By utilizing a real rundown penitentiary (the brooding Wyoming State Prison) and accenting the acting and effects, Harlin avoided many of the frustrating formulas that fluster your basic scary movie. Thanks to the atmosphere of dread inherent in the backdrop and the gory greatness of various set piece deaths, instead of a typical trip into direct to video drek, Empire ended up with a wonderfully effective fright film. Harlin’s handling of the project was so well-received that he was immediately hired to direct A Nightmare on Elm Street 4: The Dream Child, which in turn lead to his leap into the big time – helming the Die Hard sequel Die Harder. Sadly, most fright fans have forgotten, or even worse, have yet to see this excellent exercise in terror. Long unavailable in any format – and YET to be released on DVD – this is one lost fright flick that could really benefit from a digital resurrection. Prison may not be the best convict-based creature feature ever made, but it’s certainly worth an aluminum disc revisit. It stands decapitated head and shoulders about its ‘80s overkill brethren.

by Bill Gibron

6 Oct 2006

After spending the better part of the ‘60s on The Andy Griffith Show – and winning five Emmys for his sensational supporting work as the bumbling deputy Barney Fife, Don Knotts was lured by Universal into an exclusive feature film contract. His first effort for the studio was this lightweight horror comedy centering on nervous typesetter named Luther Heggs and a local legend about the ghosts that haunt the sinister Simmon’s house. Tailored to his specific talents, it was a project perfectly suited for Knotts. After all, no one at the time did physical anxiety the way this mannerism master did. He could make an audience antsy just by saying ‘Hello’. Here, Heggs was even jumpier than Mayberry’s less than finest. With a script created specifically by Griffith scribes James Fritzell and Everett Greenbaum, and solid direction from small screen journeyman Alan Rafkin (responsible for episodes of everything from The Dick Van Dyke Show to Bewitched) what started out as a standard star vehicle quickly became a family film classic.

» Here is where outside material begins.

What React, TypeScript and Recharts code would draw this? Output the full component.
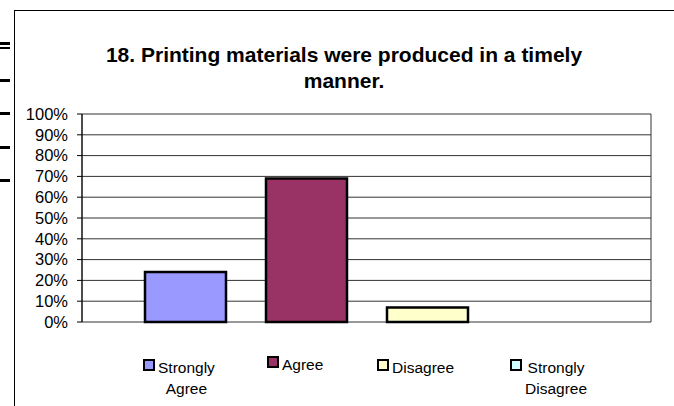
import { BarChart, Bar, XAxis, YAxis, CartesianGrid } from 'recharts';

const categories = [''];
const seriesNames = ['Strongly Agree', 'Agree', 'Disagree', 'Strongly Disagree'];
const seriesKeys = ['stronglyAgree', 'agree', 'disagree', 'stronglyDisagree'];
const seriesValues = [0.24, 0.69, 0.07, 0];
const seriesColors = ['#9999FF', '#993366', '#FFFFCC', '#CCFFFF'];
const yTicks = [0, 0.1, 0.2, 0.3, 0.4, 0.5, 0.6, 0.7, 0.8, 0.9, 1];

const titleLines = ['18. Printing materials were produced in a timely', 'manner.'];

// one category, four series side by side (like the original Excel chart)
const chartData = categories.map(name => {
  const row: Record<string, any> = { name };
  seriesKeys.forEach((k, i) => { row[k] = seriesValues[i]; });
  return row;
});

const FONT = 'Arial, "Liberation Sans", sans-serif';

// legend item positions, hand-placed to match the screenshot
const legendItems = [
  { x: 143, top: 357, lines: ['Strongly', 'Agree'] },
  { x: 267, top: 354, lines: ['Agree'] },
  { x: 377, top: 357, lines: ['Disagree'] },
  { x: 510, top: 357, lines: ['Strongly', 'Disagree'] },
];

export default function App() {
  return (
    <div style={{ position: 'absolute', left: 0, top: 0, width: 674, height: 406, background: '#fff', fontFamily: FONT, overflow: 'hidden' }}>
      {/* frame edges from the screenshot */}
      <div style={{ position: 'absolute', left: 14, top: 10, width: 1, height: 396, background: '#000' }} />
      <div style={{ position: 'absolute', left: 14, top: 10, width: 660, height: 1, background: '#000' }} />
      {[42, 47, 79, 112, 146, 179].map((y, i) => (
        <div key={i} style={{ position: 'absolute', left: 0, top: y, width: 10, height: i === 1 ? 2 : 3, background: '#000' }} />
      ))}

      <div style={{ position: 'absolute', left: 94, top: 42, width: 500, textAlign: 'center', fontWeight: 'bold', fontSize: 21, lineHeight: '26px', color: '#000' }}>
        {titleLines.map((l, i) => <div key={i}>{l}</div>)}
      </div>

      <BarChart
        width={674}
        height={406}
        data={chartData}
        margin={{ top: 114, right: 23, bottom: 84, left: 0 }}
        barSize={81}
        barGap={40}
        style={{ position: 'absolute', left: 0, top: 0 }}
      >
        <CartesianGrid stroke="#333" vertical={true} verticalPoints={[82, 651]} />
        <XAxis dataKey="name" hide />
        <YAxis
          width={82}
          domain={[0, 1]}
          ticks={yTicks}
          interval={0}
          tickFormatter={(v: number) => `${Math.round(v * 100)}%`}
          axisLine={{ stroke: '#000' }}
          tickLine={{ stroke: '#000' }}
          tickSize={5}
          tickMargin={9}
          tick={{ fill: '#000', fontSize: 16.5, fontFamily: FONT }}
        />
        {seriesKeys.map((k, i) => (
          <Bar key={k} dataKey={k} name={seriesNames[i]} fill={seriesColors[i]} stroke="#000" strokeWidth={2.5} isAnimationActive={false} />
        ))}
      </BarChart>

      {legendItems.map((it, i) => (
        <div key={i} style={{ position: 'absolute', left: it.x, top: it.top, fontSize: 15.5, color: '#000' }}>
          <div style={{ position: 'absolute', left: 0, top: 2, width: 8, height: 8, background: seriesColors[i], border: '2px solid #000' }} />
          <div style={{ position: 'absolute', left: 15, top: 0, lineHeight: '21px', textAlign: 'center', whiteSpace: 'nowrap' }}>
            {it.lines.map((l, j) => <div key={j}>{l}</div>)}
          </div>
        </div>
      ))}
    </div>
  );
}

At first glance, this all does look like your typical Knotts material – fidgety town joke with a vivid imagination and a reputation for abusing same, gorgeous gal who won’t give our hero the time of day, overbearing bully who finds Luther offensive as a co-worker and a human being, and an ordinary cinematic mystery involving a haunting, an unsolved crime from the past, and the requisite red herrings strewn throughout the sensational supporting cast. While most fans focus on the sensational – and somewhat scary – haunted house set pieces (the blood-riddled pipe organ, the secret stairwell, the portrait with a pair of gardening sheers jammed in its throat) it’s actually the heart that confirms The Ghost and Mr. Chicken‘s consideration as a masterwork. Knotts is such a well meaning mensch, the kind of instantly likeable sad sack that we hope will eventually succeed, that we can’t help but empathize with his plight. The fetching Alma seems to care for our coward, but with the dishonorable Ollie around to interfere with their budding attraction, we wind up with a sensational subplot of love unrequited to go along with all the macabre-based merriment.

As witty as it is wise, The Ghost and Mr. Chicken boasts another element that many post-modern movies can’t even begin to find, and that’s a combination of slapstick and character-based comedy. Most current films try to milk laughs out of ludicrous situations, standard gross out gags and superficial sexual innuendo. But every member of the town is terrifically realized, from the spooky Mr. Kelsey to the Mayor’s paranormally obsessed wife Halcyon. With dialogue strewn with wonderfully memorable lines (“And they used Bon Ami”…“Let me clarify this”…“Attaboy Luther!”) and a wrap up that makes us appreciate just how much we care for these characters, The Ghost and Mr. Chicken is a landmark of lovingly crafted cleverness. One should ignore the dismissive tone of the ‘too cool for school’ generation and embrace this movie for the gentle gem it is. Luther may be a variation on the village idiot, but in the end, it’s his courage and conviction that matter. It’s an important message that bolsters what is a mini-masterpiece of a movie.